I find it also relevant to this criterion that the original pre-hearing arbitrator found it appropriate to case manage the file. I defer to her decision that such intervention on her part was required to keep the matter on track.
As a result, I decline to make a finding that either the filing for arbitration or engagement in the pre-hearing process - and in my view it is a process, not simply an event - tended to prolong, obstruct or hinder the proceedings.
5. Whether any aspect of the proceeding was vexatious or unnecessary.
I have no evidence that anything vexatious happened here. Had the parties truly been able to collaborate in finding the reasonable solution they ultimately agreed upon earlier then I suspect that some of the time spent in arbitration would not have been necessary. However, I have no evidence that causes me to associate specific fault with either party for any unnecessary aspects of the process. The warranted conclusion seems to be that Ms. Toth needed and ultimately got the treatment she requested. The insurer needed and ultimately got treatment plans filled out in a manner which they requested. The reality was that both parties needed the environment of the arbitration process to reach this result, and that is why the process exists.
Mr. Brown further claims that half of the Commission's assessment for the arbitration be awarded to the Personal. Mr. Gillen disputes that an arbitrator any longer has the power to make such an order. Mr. Brown states in his submissions that he provided Mr. Gillen with authority for making such an order, however, he has not provided the same to me and thus I am unable to reasonably make any evaluation of the merits of his argument. I am not satisfied that, even if I were inclined to make such an order, I have any statutory authority to do so.
Having considered and weighed all of the above factors, I find that the most reasonable and fair outcome is for each party to bear their own costs in the arbitration.

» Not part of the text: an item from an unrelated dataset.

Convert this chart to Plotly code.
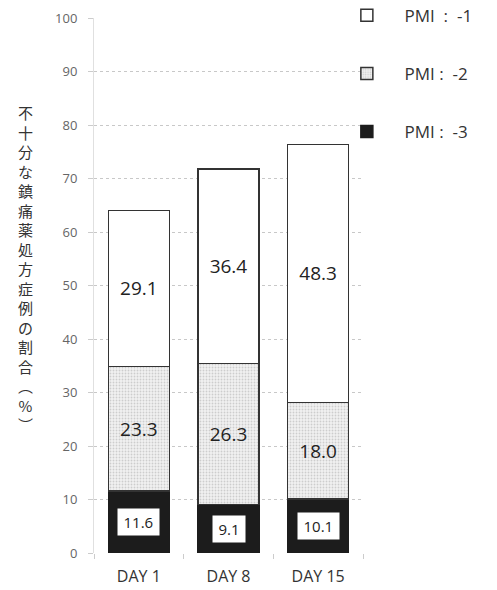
import plotly.graph_objects as go

categories = ["DAY 1", "DAY 8", "DAY 15"]
pmi3 = [11.6, 9.1, 10.1]
pmi2 = [23.3, 26.3, 18.0]
pmi1 = [29.1, 36.4, 48.3]
pad = "\u00a0" * 4
series_names = [pad + "PMI\u00a0:\u00a0\u00a0-3", pad + "PMI\u00a0:\u00a0\u00a0-2",
                pad + "PMI\u00a0\u00a0:\u00a0\u00a0-1"]
y_title_chars = list("不十分な鎮痛薬処方症例の割合") + ["︵", "%", "︶"]
y_ticks = [0, 10, 20, 30, 40, 50, 60, 70, 80, 90, 100]

outline = "#333333"
fig = go.Figure()
fig.add_trace(go.Bar(
    x=categories, y=pmi3, name=series_names[0], legendgroup="g3", legendrank=3,
    marker=dict(color="#1c1c1c", line=dict(color="#1c1c1c", width=1.5)),
))
fig.add_trace(go.Bar(
    x=categories, y=pmi2, name=series_names[1], legendgroup="g2", legendrank=2,
    marker=dict(color="#eeeeee", line=dict(color=outline, width=1.5),
                pattern=dict(shape=".", fgcolor="#a8a8a8", bgcolor="#f2f2f2",
                             size=3, solidity=0.3)),
    text=[f"{v:.1f}" for v in pmi2], textposition="inside",
    insidetextanchor="middle", textangle=0,
    textfont=dict(size=19, color="#222222", family="Open Sans"),
))
fig.add_trace(go.Bar(
    x=categories, y=pmi1, name=series_names[2], legendgroup="g1", legendrank=1,
    marker=dict(color="#ffffff", line=dict(color=outline, width=1.5)),
    text=[f"{v:.1f}" for v in pmi1], textposition="inside",
    insidetextanchor="middle", textangle=0,
    textfont=dict(size=19, color="#222222", family="Open Sans"),
))

for c, v in zip(categories, pmi3):
    fig.add_annotation(x=c, y=v / 2, xref="x", yref="y",
                       text="\u2009" + f"{v:.1f}" + "\u2009",
                       showarrow=False, bgcolor="white", borderpad=3,
                       font=dict(size=15, color="#222222", family="Open Sans"))

fig.add_annotation(xref="paper", yref="paper", x=-0.255, y=0.5145,
                   xanchor="center", yanchor="middle", showarrow=False,
                   text="<br>".join(y_title_chars),
                   font=dict(size=15, color="#333333", family="Noto Sans CJK JP"))

fig.update_layout(
    width=497, height=590,
    margin=dict(l=94, r=134, t=0, b=37, autoexpand=False),
    barmode="stack", bargap=0.32,
    plot_bgcolor="white", paper_bgcolor="white",
    font=dict(family="Open Sans", color="#333333"),
    showlegend=True,
    legend=dict(x=0.94, y=1.004, xanchor="left", yanchor="top",
                traceorder="grouped", tracegroupgap=33,
                font=dict(size=17, color="#333333"), bgcolor="rgba(0,0,0,0)"),
    xaxis=dict(showgrid=False, showline=False, ticks="outside", tickson="boundaries",
               ticklen=5, tickcolor="#cccccc", ticklabelstandoff=12,
               tickfont=dict(size=16, color="#333333")),
    yaxis=dict(range=[0, 100], tickvals=y_ticks, showgrid=True, gridcolor="#c8c8c8",
               domain=[0, 535 / 553],
               griddash="dot", gridwidth=1, zeroline=False, showline=True,
               linecolor="#e0e0e0", ticks="outside", ticklen=5, tickcolor="#cccccc",
               ticklabelstandoff=8,
               tickfont=dict(size=13, color="#666666")),
)

fig.write_html("out.html")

The arbitration will be dismissed on that basis.
February 15, 2007
Robert A. Kominar Arbitrator
Date
Financial Services Commission of Ontario
Commission des services financiers de l’Ontario
Neutral Citation: 2007 ONFSCDRS 30
FSCO A04-001975
BETWEEN:
VALERIE TOTH
Applicant
and
PERSONAL INSURANCE COMPANY OF CANADA
Insurer
ARBITRATION ORDER
Under section 282 of the Insurance Act, R.S.O. 1990, c.I.8, as amended, it is ordered that:
The arbitration is dismissed.
Each party shall bear their own expenses in the arbitration.
February 15, 2007
Robert A. Kominar Arbitrator
Date
Footnotes
- The Statutory Accident Benefits Schedule —Accidents on or after November 1, 1996, Ontario Regulation 403/96, as amended.